Recent work in constraint-based fracture mechanics has shown that the crack tip fields of surface-cracked plates (SCPs) can be accurately represented by J and T dominated two-parameter fields for remote loads up to general yield. When the parametric expressions of J and T are known, it is possible to have the full crack-tip fields of SCPs from the J-T dominated modified boundary layer (MBL) solutions.
The validity of fracture toughness tests can be assessed by examining the deviation of the crack-tip fields of the test specimens from the single parameter (KI or J) dominated singular fields. The deviation of the crack-tip stress fields of SCPs from the KI dominated singular fields is estimated using the constraint parameter T-stress. For tension-loaded SCPs, the specimen size requirement is estimated at Lnom⩾(0.5 to 2.5)(KI/σ0)2, where Lnom is the characteristic specimen size, i.e., the maximum crack depth in shallow-cracked SCPs and the minimum remaining ligament in deeply-cracked SCPs.
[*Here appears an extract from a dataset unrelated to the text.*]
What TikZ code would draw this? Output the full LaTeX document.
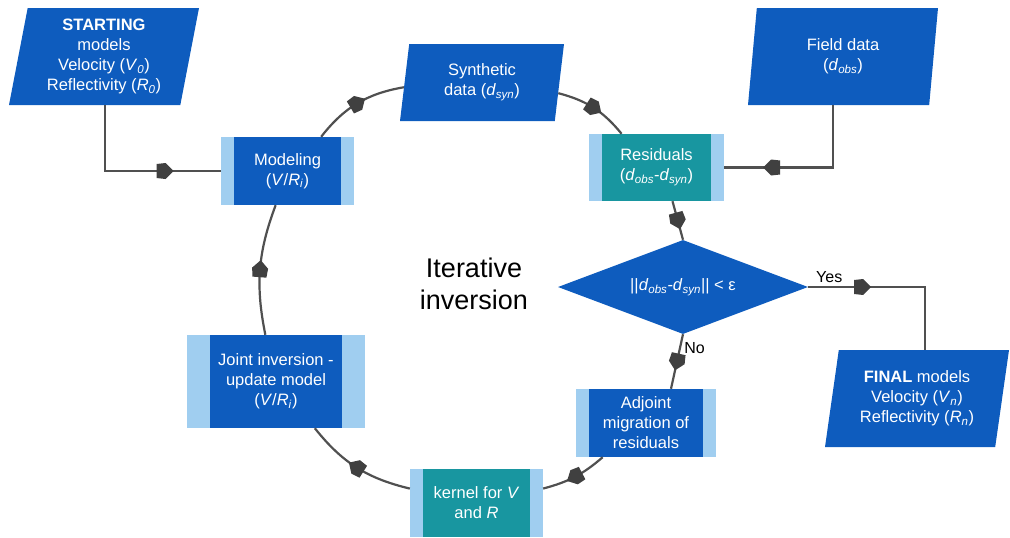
\documentclass[tikz,border=0pt]{standalone}
\usepackage{fontspec}
\setmainfont{Liberation Sans}
\usetikzlibrary{shapes.geometric,decorations.markings}
\definecolor{boxblue}{RGB}{14,92,190}
\definecolor{stripblue}{RGB}{160,206,240}
\definecolor{boxteal}{RGB}{24,150,160}
\definecolor{linegray}{RGB}{80,80,80}
\definecolor{tipgray}{RGB}{64,64,64}
\newcommand{\dobs}{\textit{d}\textsubscript{\textit{obs}}}
\newcommand{\dsyn}{\textit{d}\textsubscript{\textit{syn}}}
\newcommand{\vri}{(\textit{V}/\textit{R}\textsubscript{\textit{i}})}
\newcommand{\housetip}{\fill[tipgray] (-8pt,-7pt) -- (1pt,-8pt) -- (9pt,0pt) -- (1pt,8pt) -- (-8pt,7pt) -- cycle;}
\tikzset{
  txt/.style={text=white, align=center, font=\fontsize{16.5}{20}\selectfont},
  para/.style={txt, trapezium, trapezium left angle=76, trapezium right angle=104, trapezium stretches body=true, fill=boxblue, inner sep=0pt},
  stripwd/.store in=\stripwd, stripwd=13pt,
  stripbox/.style={txt, fill=stripblue, inner sep=0pt, path picture={\fill[#1] ([xshift=\stripwd]path picture bounding box.south west) rectangle ([xshift=-\stripwd]path picture bounding box.north east);}},
  stripbox/.default=boxblue,
  link/.style={draw=linegray, line width=2.2pt},
  midtip/.style={postaction={decorate}, decoration={markings, mark=at position #1 with {\housetip}}},
  midtip/.default=0.5
}
\begin{document}
\begin{tikzpicture}[x=1pt, y=-1pt]
\useasboundingbox (0,0) rectangle (1010,538);
\node (ST) at (104,56.5) [para, minimum width=190pt, minimum height=97pt] {\textbf{STARTING}\\models\\Velocity (\textit{V}\textsubscript{\textit{0}})\\Reflectivity (\textit{R}\textsubscript{\textit{0}})};
\node (MO) at (287.5,171) [stripbox, minimum width=133pt, minimum height=68pt] {Modeling\\\vri};
\node (SY) at (482,82.5) [para, minimum width=164pt, minimum height=77pt] {Synthetic\\data (\dsyn)};
\node (FD) at (843,56.5) [para, minimum width=190pt, minimum height=97pt] {Field data\\(\dobs)};
\node (RE) at (656.5,167.5) [stripbox=boxteal, minimum width=135pt, minimum height=67pt] {Residuals\\(\dobs-\dsyn)};
\node (DC) at (683,287) [txt, diamond, aspect=2.66, fill=boxblue, inner sep=0pt, minimum width=250pt, minimum height=94pt] {||\dobs-\dsyn|| < ε};
\node (FI) at (917,398.5) [para, minimum width=184pt, minimum height=97pt] {\textbf{FINAL} models\\Velocity (\textit{V}\textsubscript{\textit{n}})\\Reflectivity (\textit{R}\textsubscript{\textit{n}})};
\node (AD) at (646,423) [stripbox, minimum width=140pt, minimum height=68pt] {Adjoint\\migration of\\residuals};
\node (KE) at (476.5,503) [stripbox=boxteal, minimum width=133pt, minimum height=68pt] {kernel for \textit{V}\\and \textit{R}};
\node (JI) at (276,381.5) [stripbox, stripwd=23pt, minimum width=178pt, minimum height=93pt] {Joint inversion -\\update model\\\vri};
\node (IT) at (474,284) [align=center, font=\fontsize{27}{32}\selectfont] {Iterative\\inversion};

\draw [link, midtip=0.69] ([xshift=1pt]ST.south) |- (MO.west);
\draw [link, midtip] (MO) to[bend left=21] (SY);
\draw [link, midtip] (SY) to[bend left=18] (RE);
\draw [link, midtip=0.72] ([xshift=-10pt]FD.south) |- (RE.east);
\draw [link, midtip] ([xshift=16pt]RE.south) -- (DC.north);
\draw [link, midtip=0.3] (DC.east) -| ([xshift=8pt]FI.north) node[pos=0.09, above, font=\fontsize{16}{19}\selectfont] {Yes};
\draw [link, midtip] (DC.south) -- ([xshift=25pt]AD.north) node[pos=0.25, right, font=\fontsize{16}{19}\selectfont] {No};
\draw [link, midtip] (AD) to[bend left=13] (KE);
\draw [link, midtip] (KE) to[bend left=19] (JI);
\draw [link, midtip] (JI) to[bend left=16] (MO);
\end{tikzpicture}
\end{document}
The size requirement for SCPs under bending is estimated at Lnom⩾(KI/σ0)2. However, this requirement may be overly stringent for some crack configurations.
The distribution of crack-opening stress at a fixed physical distance from the crack tip along the entire crack front was obtained from a parameterized MBL solution. Attempts were made to correlate the critical fracture locations observed in the experimental tests with the locations of peak stresses along the crack front. Some reasonable agreements were observed. However, more work is needed to fully validate this method.